Written problem = Look through the data below. Collect every line where the word "matplotlib" occurs.

Collected material =
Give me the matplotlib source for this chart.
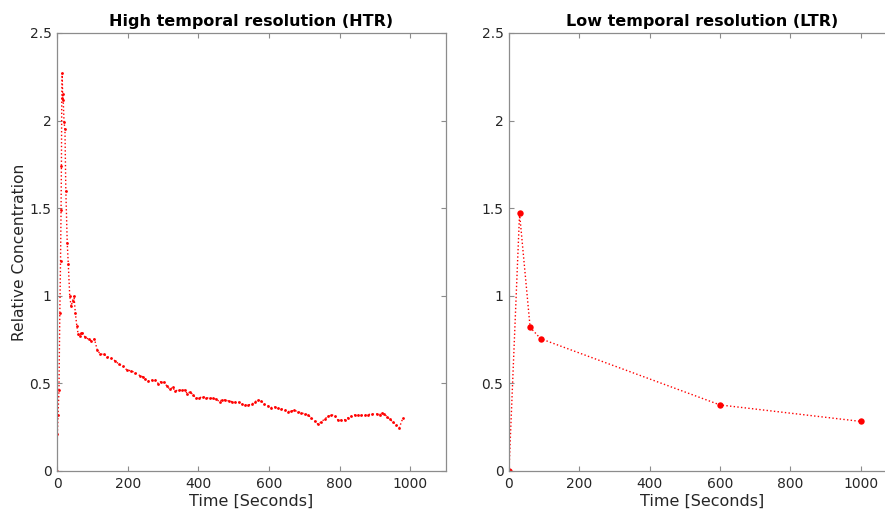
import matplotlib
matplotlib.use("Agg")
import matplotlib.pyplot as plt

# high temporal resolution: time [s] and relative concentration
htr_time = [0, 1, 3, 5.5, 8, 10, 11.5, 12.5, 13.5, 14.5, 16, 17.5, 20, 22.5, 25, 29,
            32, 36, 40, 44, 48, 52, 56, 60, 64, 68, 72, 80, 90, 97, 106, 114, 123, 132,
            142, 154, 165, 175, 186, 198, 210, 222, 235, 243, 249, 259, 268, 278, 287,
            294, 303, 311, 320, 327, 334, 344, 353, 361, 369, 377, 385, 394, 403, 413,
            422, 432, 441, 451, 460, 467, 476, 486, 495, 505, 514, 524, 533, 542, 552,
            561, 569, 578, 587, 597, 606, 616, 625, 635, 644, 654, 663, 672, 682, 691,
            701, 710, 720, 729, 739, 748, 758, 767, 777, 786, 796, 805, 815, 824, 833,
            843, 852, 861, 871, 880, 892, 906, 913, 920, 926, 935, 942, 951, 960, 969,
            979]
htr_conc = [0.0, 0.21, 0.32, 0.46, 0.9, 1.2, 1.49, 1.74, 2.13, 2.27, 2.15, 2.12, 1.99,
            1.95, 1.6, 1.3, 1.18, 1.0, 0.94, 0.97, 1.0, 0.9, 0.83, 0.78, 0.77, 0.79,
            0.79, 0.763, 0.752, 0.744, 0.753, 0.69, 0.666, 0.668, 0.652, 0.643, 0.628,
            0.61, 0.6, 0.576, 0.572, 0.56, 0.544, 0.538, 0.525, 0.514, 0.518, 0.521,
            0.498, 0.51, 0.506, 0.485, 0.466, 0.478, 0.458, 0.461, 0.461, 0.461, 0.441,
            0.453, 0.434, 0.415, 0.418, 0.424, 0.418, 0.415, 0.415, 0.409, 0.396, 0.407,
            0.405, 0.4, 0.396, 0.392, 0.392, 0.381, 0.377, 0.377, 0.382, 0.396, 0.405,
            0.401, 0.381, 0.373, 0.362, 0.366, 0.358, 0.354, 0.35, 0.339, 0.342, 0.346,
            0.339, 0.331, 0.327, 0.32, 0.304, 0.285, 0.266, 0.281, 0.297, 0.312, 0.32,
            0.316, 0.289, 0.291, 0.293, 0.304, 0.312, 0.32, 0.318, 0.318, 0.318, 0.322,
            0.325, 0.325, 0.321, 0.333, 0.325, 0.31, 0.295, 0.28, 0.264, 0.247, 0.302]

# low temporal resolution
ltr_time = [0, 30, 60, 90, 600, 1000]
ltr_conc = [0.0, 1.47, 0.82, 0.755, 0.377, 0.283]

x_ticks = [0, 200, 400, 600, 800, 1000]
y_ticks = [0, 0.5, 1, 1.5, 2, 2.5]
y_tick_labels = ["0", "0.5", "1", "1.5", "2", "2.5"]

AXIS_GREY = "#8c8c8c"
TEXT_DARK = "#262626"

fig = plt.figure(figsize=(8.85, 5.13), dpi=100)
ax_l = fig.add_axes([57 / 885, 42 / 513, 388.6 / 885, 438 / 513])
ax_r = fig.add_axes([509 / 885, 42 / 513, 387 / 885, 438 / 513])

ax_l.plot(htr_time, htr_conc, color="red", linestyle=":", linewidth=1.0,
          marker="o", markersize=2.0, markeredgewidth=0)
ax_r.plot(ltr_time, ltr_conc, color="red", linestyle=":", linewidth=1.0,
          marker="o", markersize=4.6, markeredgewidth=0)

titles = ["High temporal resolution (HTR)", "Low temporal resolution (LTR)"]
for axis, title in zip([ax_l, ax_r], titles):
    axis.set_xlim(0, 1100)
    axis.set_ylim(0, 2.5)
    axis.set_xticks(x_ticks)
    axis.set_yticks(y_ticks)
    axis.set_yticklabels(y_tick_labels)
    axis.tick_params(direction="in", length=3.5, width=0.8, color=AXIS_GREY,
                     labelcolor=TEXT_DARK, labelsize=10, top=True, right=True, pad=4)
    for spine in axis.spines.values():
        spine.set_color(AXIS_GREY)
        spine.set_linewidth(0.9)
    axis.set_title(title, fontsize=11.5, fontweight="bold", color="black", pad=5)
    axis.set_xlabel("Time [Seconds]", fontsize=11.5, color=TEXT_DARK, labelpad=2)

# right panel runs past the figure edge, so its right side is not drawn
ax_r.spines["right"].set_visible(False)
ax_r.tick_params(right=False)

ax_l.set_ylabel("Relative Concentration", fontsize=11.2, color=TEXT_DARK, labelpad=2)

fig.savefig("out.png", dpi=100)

The response =
Give me the matplotlib source for this chart.
import matplotlib
matplotlib.use("Agg")
import matplotlib.pyplot as plt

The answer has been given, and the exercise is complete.